Prof. Agus Pakpahan Kagum Gerakan Literasi Dayak

Gerakan Literasi Dayak, penulis Dayak, buku Dayak, Credit Union Dayak, literasi finansial Dayak, Agus Pakpahan, Universitas Ikopin, rumah panjang

 

Prof. Agus Pakpahan Kagum Gerakan Literasi Dayak
Prof. Agus Pakpahan. Ist. 

Gerakan Literasi Dayak kian menarik perhatian akademisi nasional. Salah satunya Prof. Dr. Ir. Agus Pakpahan, seorang Batak yang kini menjabat Rektor Universitas Ikopin, Jatinangor.

Prof. Agus Pakpahan menyatakan kekagumannya atas masifnya geliat literasi dari Borneo tersebut.

"Saya takjub," ujar Agus Pakpahan setelah menyaksikan gerakan dan produk Literasi Dayak. 

“Dayak bisa menghimpun tokoh-tokoh, pegiat literasi, pengarang, dan penulis dalam satu wadah yang disebut rumah panjang bersama.”

Menurutnya, kekuatan Gerakan Literasi Dayak terletak bukan hanya pada semangat menulis, tetapi juga pada jejaring komunitas yang terus tumbuh. Wadah komunikasi seperti WhatsApp Group (WAG), Facebook, blog, hingga website menjadi sarana berbagi gagasan dan karya.

Baca Pemetaan Penulis Dayak dan Buku Ber-ISBN Mencapai Lebih dari 2.347 Judul

Kekaguman dan citarasa literasi Prof. Agus disampaikan di sela-sela mendampingi Dr. Masiun dari Institut Teknologi Keling Kumang, Sekadau dalam Studium Generale di kampus Universitas Ikopin, 17 Juli 2025.

Fakta yang mencengangkan, menurut Agus Pakpahan, adalah jumlah penulis dan buku yang sudah dipetakan oleh komunitas ini. 
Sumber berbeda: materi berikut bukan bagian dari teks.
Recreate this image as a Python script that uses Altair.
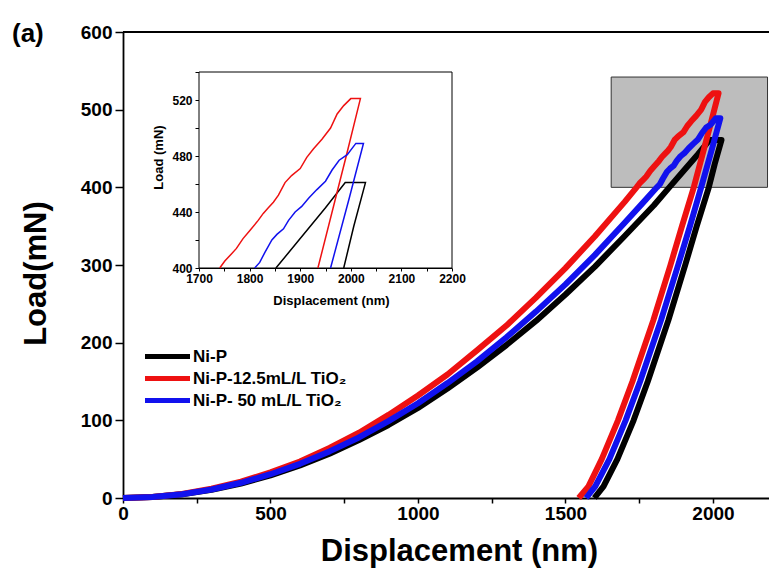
import altair as alt
import pandas as pd

# ---------------- data ----------------
series_names = ["Ni-P", "Ni-P-12.5mL/L TiO₂", "Ni-P- 50 mL/L TiO₂"]
series_colors = ["#000000", "#ee1111", "#1111ee"]

# Ni-P (black): loading, hold, unloading
nip_disp = [0, 100, 200, 300, 400, 500, 600, 700, 800, 900, 1000, 1100, 1200, 1300,
            1400, 1500, 1600, 1700, 1800, 1852, 1900, 1950, 1989, 2029,
            2006, 1986, 1945, 1906, 1849, 1779, 1731, 1676, 1629, 1598]
nip_load = [0, 1.2, 4.7, 10.5, 18.6, 29, 42, 57, 74.5, 94, 116, 141, 168, 197,
            228, 262, 298, 337, 377, 400, 421, 443, 461, 461,
            430, 400, 350, 300, 229, 150, 100, 50, 15, 0]

# Ni-P-12.5 mL/L TiO2 (red)
red_disp = [0, 100, 200, 300, 400, 500, 600, 700, 800, 900, 1000, 1100, 1200, 1300,
            1400, 1500, 1600, 1700, 1741, 1751, 1764, 1774, 1787, 1801, 1817, 1827,
            1837, 1847, 1857, 1870, 1883, 1900, 1913, 1926, 1943, 1960, 1973, 1986,
            2000, 2019,
            1991, 1970, 1935, 1895, 1856, 1798, 1727, 1678, 1623, 1578, 1545]
red_load = [0, 1.3, 5.3, 12, 21, 33, 47, 64.5, 84, 107, 132, 159, 190, 222,
            258, 296, 337, 381, 400, 405, 410, 414, 421, 427, 434, 439,
            443, 447, 452, 461, 466, 471, 479, 485, 492, 500, 510, 516,
            521, 521,
            480, 450, 400, 350, 300, 229, 150, 100, 50, 15, 0]

# Ni-P-50 mL/L TiO2 (blue)
blue_disp = [0, 100, 200, 300, 400, 500, 600, 700, 800, 900, 1000, 1100, 1200, 1300,
             1400, 1500, 1600, 1700, 1760, 1810, 1820, 1830, 1844, 1854, 1867, 1877,
             1890, 1903, 1917, 1933, 1950, 1963, 1977, 1993, 2010, 2025,
             1997, 1960, 1922, 1882, 1824, 1753, 1704, 1649, 1601, 1570]
blue_load = [0, 1.2, 4.9, 11, 19.6, 30.6, 44, 60, 78, 99, 122, 148, 176, 207,
             240, 275, 313, 354, 379, 400, 404, 411, 420, 424, 428, 434,
             440, 444, 450, 456, 462, 470, 477, 481, 489, 489,
             450, 400, 350, 300, 229, 150, 100, 50, 15, 0]

# grey box marking the zoomed region in the main plot
box_disp = [1655, 2185]
box_load = [400, 542]

# inset ranges
inset_disp = [1700, 2200]
inset_load = [400, 540]

main_x_ticks = [0, 250, 500, 750, 1000, 1250, 1500, 1750, 2000]
main_y_ticks = [0, 50, 100, 150, 200, 250, 300, 350, 400, 450, 500, 550, 600]
inset_x_ticks = [1700, 1750, 1800, 1850, 1900, 1950, 2000, 2050, 2100, 2150, 2200]
inset_y_ticks = [400, 420, 440, 460, 480, 500, 520, 540]

# ---------------- tables ----------------
rows = []
for name, disp, load in zip(series_names, [nip_disp, red_disp, blue_disp],
                            [nip_load, red_load, blue_load]):
    for i, (d, p) in enumerate(zip(disp, load)):
        rows.append({"series": name, "disp": d, "load": p, "idx": i})
df = pd.DataFrame(rows)

box_df = pd.DataFrame({"x0": [box_disp[0]], "x1": [box_disp[1]],
                       "y0": [box_load[0]], "y1": [box_load[1]]})
frame_df = pd.DataFrame({"x0": [inset_disp[0]], "x1": [inset_disp[1]],
                         "y0": [inset_load[0]], "y1": [inset_load[1]]})

W, H = 646, 466
X_MAX = 2190
FONT = "Liberation Sans"

color = alt.Color(
    "series:N",
    scale=alt.Scale(domain=series_names, range=series_colors),
    legend=alt.Legend(
        orient="none", legendX=33, legendY=313, title=None,
        symbolType="M-2.5,0H2.5", symbolStrokeWidth=5, symbolSize=324,
        labelFont=FONT, labelFontWeight="bold", labelFontSize=17,
        labelColor="black", labelOffset=14, rowPadding=0, labelLimit=400,
    ),
)

# ---------------- main plot ----------------
main_xscale = alt.Scale(domain=[0, X_MAX], nice=False, zero=False)
main_yscale = alt.Scale(domain=[0, 600], nice=False)

main_xaxis = alt.Axis(
    values=main_x_ticks, format="d", labelFlush=False,
    labelExpr="datum.value % 500 === 0 ? datum.label : ''",
    tickSize=5, tickWidth=1.5, domainWidth=1.8, labelPadding=1, labelFontSize=19,
    title="Displacement (nm)", titleFontSize=31, titleX=336, titleY=62,
    titleBaseline="alphabetic", titleAlign="center",
)
main_yaxis = alt.Axis(
    values=main_y_ticks, format="d", labelFlush=False,
    labelExpr="datum.value % 100 === 0 ? datum.label : ''",
    tickSize=8, tickWidth=1.5, domainWidth=1.8, labelPadding=3, labelFontSize=19,
    title="Load(mN)", titleFontSize=31, titleAngle=270, titleX=-78, titleY=241,
    titleBaseline="alphabetic", titleAlign="center",
)

box = alt.Chart(box_df).mark_rect(fill="#bdbdbd", stroke="#333333", strokeWidth=1).encode(
    x=alt.X("x0:Q", scale=main_xscale, axis=main_xaxis),
    x2="x1:Q",
    y=alt.Y("y0:Q", scale=main_yscale, axis=main_yaxis),
    y2="y1:Q",
)

lines = alt.Chart(df).mark_line(strokeWidth=6, strokeJoin="round").encode(
    x=alt.X("disp:Q", scale=main_xscale, axis=main_xaxis),
    y=alt.Y("load:Q", scale=main_yscale, axis=main_yaxis),
    color=color,
    order="idx:Q",
)

top_rule = alt.Chart(box_df).mark_rule(color="black", strokeWidth=1.8).encode(
    x=alt.datum(0), x2=alt.datum(X_MAX), y=alt.datum(600)
)

panel_label = alt.Chart(box_df).mark_text(
    text="(a)", font=FONT, fontWeight="bold", fontSize=26, align="left",
    baseline="alphabetic", color="black",
).encode(x=alt.value(-111), y=alt.value(10))

main = alt.layer(box, lines, top_rule, panel_label)

# ---------------- inset ----------------
inset_xscale = alt.Scale(domain=inset_disp, range=[76, 329], nice=False, zero=False)
inset_yscale = alt.Scale(domain=inset_load, range=[236, 40], nice=False, zero=False)

inset_xaxis = alt.Axis(
    orient="bottom", offset=-230, values=inset_x_ticks, format="d", labelFlush=False,
    labelExpr="datum.value % 100 === 0 ? datum.label : ''",
    tickSize=3, labelPadding=2, labelFontSize=12, domainWidth=1,
    title="Displacement (nm)", titleFontSize=13, titleX=208, titleY=36,
    titleBaseline="alphabetic", titleAlign="center",
)
inset_yaxis = alt.Axis(
    orient="left", offset=-76, values=inset_y_ticks, format="d", labelFlush=False,
    labelExpr="datum.value % 40 === 0 ? datum.label : ''",
    tickSize=4, labelPadding=3, labelFontSize=12, domainWidth=1,
    title="Load (mN)", titleFontSize=13, titleAngle=270, titleX=-37, titleY=125,
    titleBaseline="alphabetic", titleAlign="center",
)

frame = alt.Chart(frame_df).mark_rect(fill="white", stroke="black", strokeWidth=1).encode(
    x=alt.X("x0:Q", scale=inset_xscale, axis=inset_xaxis),
    x2="x1:Q",
    y=alt.Y("y0:Q", scale=inset_yscale, axis=inset_yaxis),
    y2="y1:Q",
)

inset_lines = alt.Chart(df).transform_filter("datum.load >= 400").mark_line(
    strokeWidth=1.5
).encode(
    x=alt.X("disp:Q", scale=inset_xscale, axis=inset_xaxis),
    y=alt.Y("load:Q", scale=inset_yscale, axis=inset_yaxis),
    color=color,
    order="idx:Q",
)

inset = alt.layer(frame, inset_lines)

chart = (
    alt.layer(main, inset)
    .resolve_scale(x="independent", y="independent")
    .properties(
        width=W, height=H,
        autosize=alt.AutoSizeParams(type="none"),
        padding={"left": 115, "top": 24, "right": 0, "bottom": 70},
    )
    .configure_view(stroke=None)
    .configure_axis(
        grid=False, domainColor="black", tickColor="black", labelColor="black",
        titleColor="black", labelFont=FONT, titleFont=FONT,
        labelFontWeight="bold", titleFontWeight="bold",
    )
)

chart.save("out.html", embed_options={"renderer": "svg", "actions": False})
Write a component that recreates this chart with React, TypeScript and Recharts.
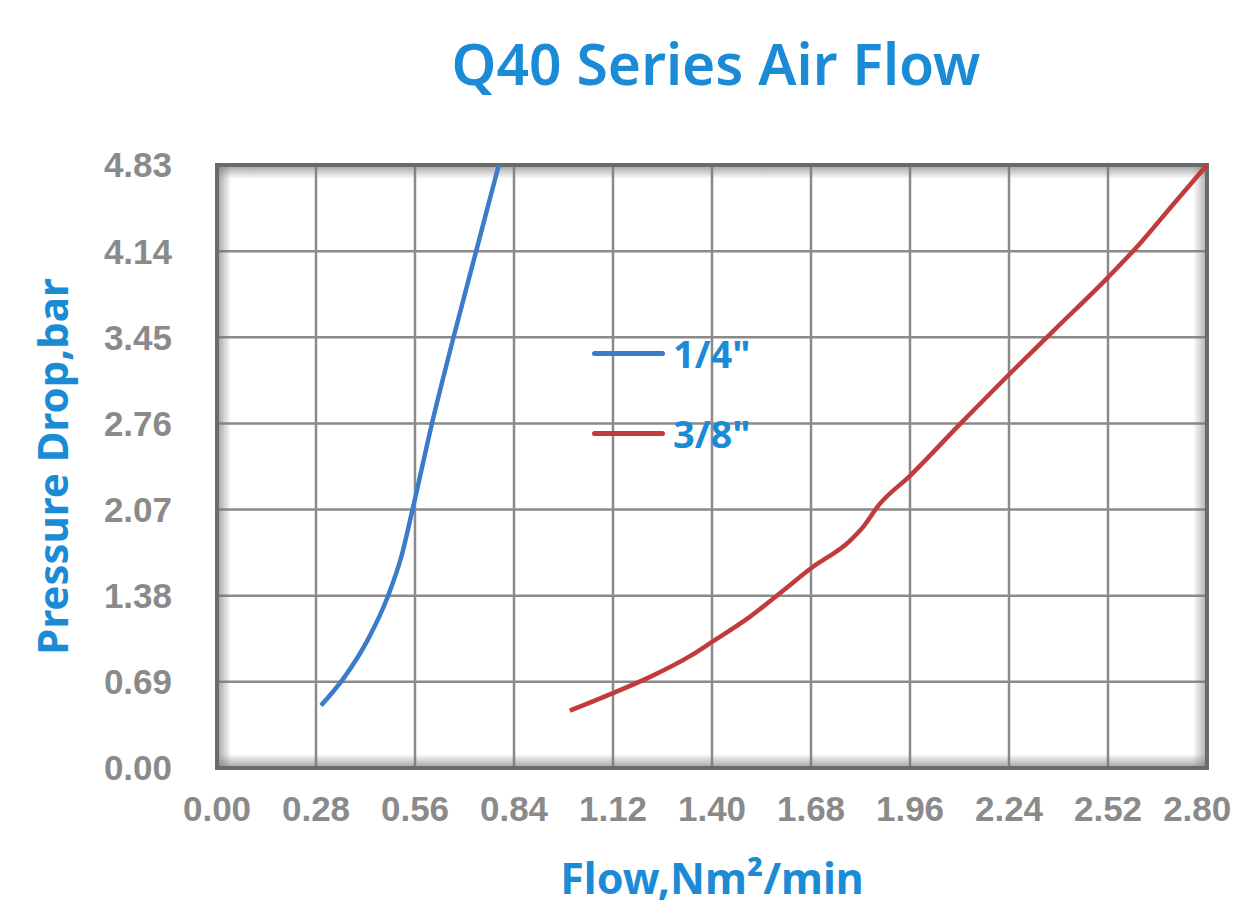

“Sudah lebih dari 300 penulis dari dalam komunitas sendiri, dan jumlah buku yang dihasilkan mendekati 3.000 judul,” paparnya. Ini, lanjutnya, menjadi fenomena langka di tengah lesunya budaya baca nasional.

Fokus pada Literasi Finansial dan Credit Union (CU)

Sebagai ekonom dan akademisi, Prof. Pakpahan tidak hanya mengamati gerakan literasi budaya, tetapi juga secara khusus meneliti literasi finansial yang berkembang di kalangan Dayak, yakni melalui gerakan Credit Union (CU). Menurutnya, CU tidak hanya mengedukasi soal keuangan, tetapi juga telah mendorong anggotanya menulis dan menerbitkan buku.

“CU di kalangan Dayak itu unik. Banyak anggotanya menulis, bahkan menerbitkan buku sendiri. Apalagi artikel, jumlahnya sudah ribuan,” katanya.

Baca Industri Buku pada Era The New Media

Ia menyebut gerakan literasi finansial berbasis CU ini sebagai contoh nyata praktik ekonomi kerakyatan yang berpijak pada budaya lokal. “Mereka tidak hanya menabung dan meminjam. Mereka menulis, merekam, dan membagikan pengalaman. Ini bagian dari dokumentasi sosial yang hidup,” jelas Pakpahan.

Gerakan Literasi Dayak Jadi Studi Kasus Nasional

Bagi Agus Pakpahan, Gerakan Literasi Dayak patut menjadi studi kasus nasional. 

Di tengah arus digital dan globalisasi, komunitas Dayak membuktikan bahwa literasi bisa menjadi fondasi kemandirian budaya dan ekonomi.

Baca Sayembara Cerpen Dayak Bertema Tembawang Masuki Tahap Penjurian

Ia menyarankan agar pemerintah dan lembaga pendidikan tinggi memberi perhatian serius terhadap model seperti ini. 

“Literasi tidak hanya soal baca tulis, tapi soal kesadaran, jati diri, dan masa depan. Dayak telah memberi contoh yang kuat,” paparnya.